TASK TO COMPLETE
From the first line of the listing below to the line with "const fmt = (e,l,u)", print each line exactly, and nothing more. Leave out the pictures.

Collected data entries:
□ □ □ □ □

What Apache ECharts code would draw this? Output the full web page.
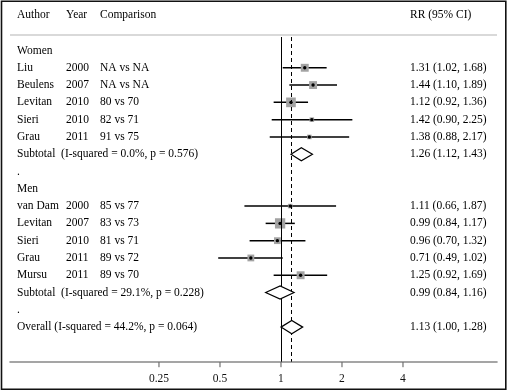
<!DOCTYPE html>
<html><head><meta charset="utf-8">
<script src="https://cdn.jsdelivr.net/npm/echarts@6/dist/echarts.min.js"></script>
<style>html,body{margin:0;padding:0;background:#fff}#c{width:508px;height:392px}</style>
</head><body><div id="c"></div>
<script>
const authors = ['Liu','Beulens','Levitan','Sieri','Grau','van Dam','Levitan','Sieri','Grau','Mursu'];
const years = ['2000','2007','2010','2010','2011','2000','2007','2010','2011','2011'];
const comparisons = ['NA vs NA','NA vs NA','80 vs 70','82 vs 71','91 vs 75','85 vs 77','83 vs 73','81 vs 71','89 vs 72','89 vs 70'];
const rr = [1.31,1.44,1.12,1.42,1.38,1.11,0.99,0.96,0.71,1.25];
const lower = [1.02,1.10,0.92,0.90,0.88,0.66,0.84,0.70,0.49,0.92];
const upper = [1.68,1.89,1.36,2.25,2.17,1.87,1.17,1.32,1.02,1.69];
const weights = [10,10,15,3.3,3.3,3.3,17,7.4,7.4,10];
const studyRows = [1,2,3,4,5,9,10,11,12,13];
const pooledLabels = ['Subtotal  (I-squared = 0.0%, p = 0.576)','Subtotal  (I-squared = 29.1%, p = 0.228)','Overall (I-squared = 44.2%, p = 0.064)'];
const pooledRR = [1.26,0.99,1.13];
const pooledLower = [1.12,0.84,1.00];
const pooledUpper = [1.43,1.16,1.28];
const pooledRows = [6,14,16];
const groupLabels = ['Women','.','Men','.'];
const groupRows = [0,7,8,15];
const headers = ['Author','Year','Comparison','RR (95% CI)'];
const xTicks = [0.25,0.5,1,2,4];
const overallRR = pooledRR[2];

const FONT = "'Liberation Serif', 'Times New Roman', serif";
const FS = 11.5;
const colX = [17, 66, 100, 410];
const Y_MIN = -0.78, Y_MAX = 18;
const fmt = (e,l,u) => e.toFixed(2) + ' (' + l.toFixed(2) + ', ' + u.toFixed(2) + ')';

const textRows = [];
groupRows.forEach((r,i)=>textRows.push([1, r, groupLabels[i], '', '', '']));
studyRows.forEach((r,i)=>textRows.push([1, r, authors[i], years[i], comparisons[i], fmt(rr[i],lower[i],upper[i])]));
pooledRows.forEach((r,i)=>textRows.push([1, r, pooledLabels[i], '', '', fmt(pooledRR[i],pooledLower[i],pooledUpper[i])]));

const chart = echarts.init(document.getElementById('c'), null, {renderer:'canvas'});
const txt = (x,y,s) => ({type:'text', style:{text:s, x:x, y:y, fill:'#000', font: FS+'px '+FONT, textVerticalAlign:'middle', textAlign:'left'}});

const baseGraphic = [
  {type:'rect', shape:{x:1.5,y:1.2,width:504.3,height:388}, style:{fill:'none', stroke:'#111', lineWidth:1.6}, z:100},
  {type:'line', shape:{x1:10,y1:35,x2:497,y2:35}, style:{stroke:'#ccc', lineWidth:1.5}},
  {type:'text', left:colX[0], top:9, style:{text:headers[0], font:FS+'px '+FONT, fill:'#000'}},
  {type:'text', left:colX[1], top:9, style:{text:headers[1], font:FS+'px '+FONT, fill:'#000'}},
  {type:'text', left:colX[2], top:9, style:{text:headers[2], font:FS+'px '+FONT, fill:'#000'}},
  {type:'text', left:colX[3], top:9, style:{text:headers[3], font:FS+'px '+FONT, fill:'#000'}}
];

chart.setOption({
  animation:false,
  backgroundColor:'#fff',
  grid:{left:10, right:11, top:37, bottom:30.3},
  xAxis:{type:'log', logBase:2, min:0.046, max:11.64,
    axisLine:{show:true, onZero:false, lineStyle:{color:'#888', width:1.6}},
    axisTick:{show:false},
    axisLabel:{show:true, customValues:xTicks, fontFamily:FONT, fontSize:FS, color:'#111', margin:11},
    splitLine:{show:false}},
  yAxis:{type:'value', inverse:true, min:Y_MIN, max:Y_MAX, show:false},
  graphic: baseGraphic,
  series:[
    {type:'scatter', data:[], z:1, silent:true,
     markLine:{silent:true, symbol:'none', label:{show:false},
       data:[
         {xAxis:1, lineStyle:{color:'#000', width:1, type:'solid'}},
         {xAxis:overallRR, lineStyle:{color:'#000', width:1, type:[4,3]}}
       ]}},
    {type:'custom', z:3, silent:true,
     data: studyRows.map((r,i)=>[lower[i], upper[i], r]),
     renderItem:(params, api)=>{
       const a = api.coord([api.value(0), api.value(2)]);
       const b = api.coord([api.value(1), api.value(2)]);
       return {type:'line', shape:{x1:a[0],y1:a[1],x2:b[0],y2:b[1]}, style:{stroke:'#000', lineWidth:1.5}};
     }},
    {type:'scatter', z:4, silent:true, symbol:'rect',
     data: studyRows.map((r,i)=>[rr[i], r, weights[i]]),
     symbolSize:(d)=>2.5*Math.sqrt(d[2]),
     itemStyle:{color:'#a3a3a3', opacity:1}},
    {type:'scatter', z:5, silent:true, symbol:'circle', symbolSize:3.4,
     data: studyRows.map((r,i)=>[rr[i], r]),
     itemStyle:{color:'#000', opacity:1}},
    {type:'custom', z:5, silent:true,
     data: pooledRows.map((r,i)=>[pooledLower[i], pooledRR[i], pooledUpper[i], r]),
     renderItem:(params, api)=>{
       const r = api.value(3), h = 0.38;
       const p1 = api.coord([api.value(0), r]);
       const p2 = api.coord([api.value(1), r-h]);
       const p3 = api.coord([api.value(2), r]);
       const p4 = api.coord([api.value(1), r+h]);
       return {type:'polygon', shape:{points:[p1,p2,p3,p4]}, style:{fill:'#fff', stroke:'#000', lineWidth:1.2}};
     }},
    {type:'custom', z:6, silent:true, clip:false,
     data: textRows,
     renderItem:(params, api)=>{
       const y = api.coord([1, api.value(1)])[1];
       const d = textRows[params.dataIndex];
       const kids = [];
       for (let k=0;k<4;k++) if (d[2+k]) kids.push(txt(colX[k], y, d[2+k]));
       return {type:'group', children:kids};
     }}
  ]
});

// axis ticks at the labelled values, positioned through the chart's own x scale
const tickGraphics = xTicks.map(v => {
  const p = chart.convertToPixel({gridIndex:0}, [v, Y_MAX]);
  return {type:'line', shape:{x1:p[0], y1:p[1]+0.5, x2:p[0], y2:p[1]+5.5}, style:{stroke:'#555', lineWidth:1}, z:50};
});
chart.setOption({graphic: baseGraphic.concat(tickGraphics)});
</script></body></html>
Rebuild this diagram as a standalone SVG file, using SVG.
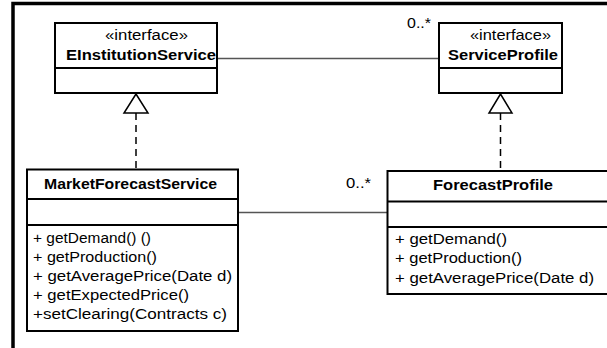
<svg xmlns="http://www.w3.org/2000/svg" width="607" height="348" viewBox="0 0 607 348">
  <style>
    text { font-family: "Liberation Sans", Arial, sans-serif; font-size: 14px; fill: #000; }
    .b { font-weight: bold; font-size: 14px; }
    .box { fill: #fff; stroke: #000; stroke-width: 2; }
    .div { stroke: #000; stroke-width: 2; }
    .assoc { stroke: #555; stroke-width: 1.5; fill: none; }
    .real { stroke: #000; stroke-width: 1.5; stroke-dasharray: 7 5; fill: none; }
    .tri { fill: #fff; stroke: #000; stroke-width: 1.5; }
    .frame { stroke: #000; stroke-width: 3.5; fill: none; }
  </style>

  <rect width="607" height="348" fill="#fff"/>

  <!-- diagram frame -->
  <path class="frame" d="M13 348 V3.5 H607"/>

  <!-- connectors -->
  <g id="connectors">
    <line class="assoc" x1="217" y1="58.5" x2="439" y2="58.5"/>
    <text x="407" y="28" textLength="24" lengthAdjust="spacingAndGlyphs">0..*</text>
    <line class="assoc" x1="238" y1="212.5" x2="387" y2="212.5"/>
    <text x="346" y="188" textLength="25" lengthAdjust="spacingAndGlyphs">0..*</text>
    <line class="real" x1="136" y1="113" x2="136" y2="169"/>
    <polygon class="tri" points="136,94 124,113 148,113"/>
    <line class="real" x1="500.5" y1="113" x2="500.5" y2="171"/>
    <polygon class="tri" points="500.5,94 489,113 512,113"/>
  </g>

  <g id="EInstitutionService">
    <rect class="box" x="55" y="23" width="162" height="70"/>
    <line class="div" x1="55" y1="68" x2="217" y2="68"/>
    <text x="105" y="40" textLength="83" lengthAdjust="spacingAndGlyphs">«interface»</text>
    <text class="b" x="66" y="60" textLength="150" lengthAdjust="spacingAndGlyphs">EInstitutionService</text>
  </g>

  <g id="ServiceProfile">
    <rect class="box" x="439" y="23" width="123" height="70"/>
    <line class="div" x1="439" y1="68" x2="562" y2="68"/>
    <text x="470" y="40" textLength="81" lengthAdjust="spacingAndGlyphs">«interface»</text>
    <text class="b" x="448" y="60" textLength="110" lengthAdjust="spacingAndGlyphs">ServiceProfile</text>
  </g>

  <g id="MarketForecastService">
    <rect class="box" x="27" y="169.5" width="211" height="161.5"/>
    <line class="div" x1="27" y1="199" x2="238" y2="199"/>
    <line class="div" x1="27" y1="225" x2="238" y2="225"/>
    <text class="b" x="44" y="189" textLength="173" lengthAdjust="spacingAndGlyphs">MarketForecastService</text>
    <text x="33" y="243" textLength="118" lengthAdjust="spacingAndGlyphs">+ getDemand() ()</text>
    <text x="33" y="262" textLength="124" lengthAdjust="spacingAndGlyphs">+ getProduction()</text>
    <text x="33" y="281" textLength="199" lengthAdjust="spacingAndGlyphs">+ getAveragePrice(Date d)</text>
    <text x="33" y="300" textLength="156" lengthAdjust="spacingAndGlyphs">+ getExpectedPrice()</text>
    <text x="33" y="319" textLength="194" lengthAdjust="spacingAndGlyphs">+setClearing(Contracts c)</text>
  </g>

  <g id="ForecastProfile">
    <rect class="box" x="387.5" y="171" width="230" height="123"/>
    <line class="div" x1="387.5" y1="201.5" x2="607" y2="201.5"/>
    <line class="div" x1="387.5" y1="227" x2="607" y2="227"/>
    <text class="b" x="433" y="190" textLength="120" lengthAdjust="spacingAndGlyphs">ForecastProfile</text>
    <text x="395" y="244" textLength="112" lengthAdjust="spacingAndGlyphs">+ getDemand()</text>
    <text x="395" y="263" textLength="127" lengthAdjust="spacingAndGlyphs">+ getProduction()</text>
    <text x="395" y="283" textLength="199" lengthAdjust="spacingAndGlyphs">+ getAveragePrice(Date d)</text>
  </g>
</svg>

□ □ □ □ □

SOLUTION TO THE PROBLEM
What Apache ECharts code would draw this? Output the full web page.
<!DOCTYPE html>
<html><head><meta charset="utf-8">
<script src="https://cdn.jsdelivr.net/npm/echarts@6/dist/echarts.min.js"></script>
<style>html,body{margin:0;padding:0;background:#fff}#c{width:508px;height:392px}</style>
</head><body><div id="c"></div>
<script>
const authors = ['Liu','Beulens','Levitan','Sieri','Grau','van Dam','Levitan','Sieri','Grau','Mursu'];
const years = ['2000','2007','2010','2010','2011','2000','2007','2010','2011','2011'];
const comparisons = ['NA vs NA','NA vs NA','80 vs 70','82 vs 71','91 vs 75','85 vs 77','83 vs 73','81 vs 71','89 vs 72','89 vs 70'];
const rr = [1.31,1.44,1.12,1.42,1.38,1.11,0.99,0.96,0.71,1.25];
const lower = [1.02,1.10,0.92,0.90,0.88,0.66,0.84,0.70,0.49,0.92];
const upper = [1.68,1.89,1.36,2.25,2.17,1.87,1.17,1.32,1.02,1.69];
const weights = [10,10,15,3.3,3.3,3.3,17,7.4,7.4,10];
const studyRows = [1,2,3,4,5,9,10,11,12,13];
const pooledLabels = ['Subtotal  (I-squared = 0.0%, p = 0.576)','Subtotal  (I-squared = 29.1%, p = 0.228)','Overall (I-squared = 44.2%, p = 0.064)'];
const pooledRR = [1.26,0.99,1.13];
const pooledLower = [1.12,0.84,1.00];
const pooledUpper = [1.43,1.16,1.28];
const pooledRows = [6,14,16];
const groupLabels = ['Women','.','Men','.'];
const groupRows = [0,7,8,15];
const headers = ['Author','Year','Comparison','RR (95% CI)'];
const xTicks = [0.25,0.5,1,2,4];
const overallRR = pooledRR[2];

const FONT = "'Liberation Serif', 'Times New Roman', serif";
const FS = 11.5;
const colX = [17, 66, 100, 410];
const Y_MIN = -0.78, Y_MAX = 18;
const fmt = (e,l,u) => e.toFixed(2) + ' (' + l.toFixed(2) + ', ' + u.toFixed(2) + ')';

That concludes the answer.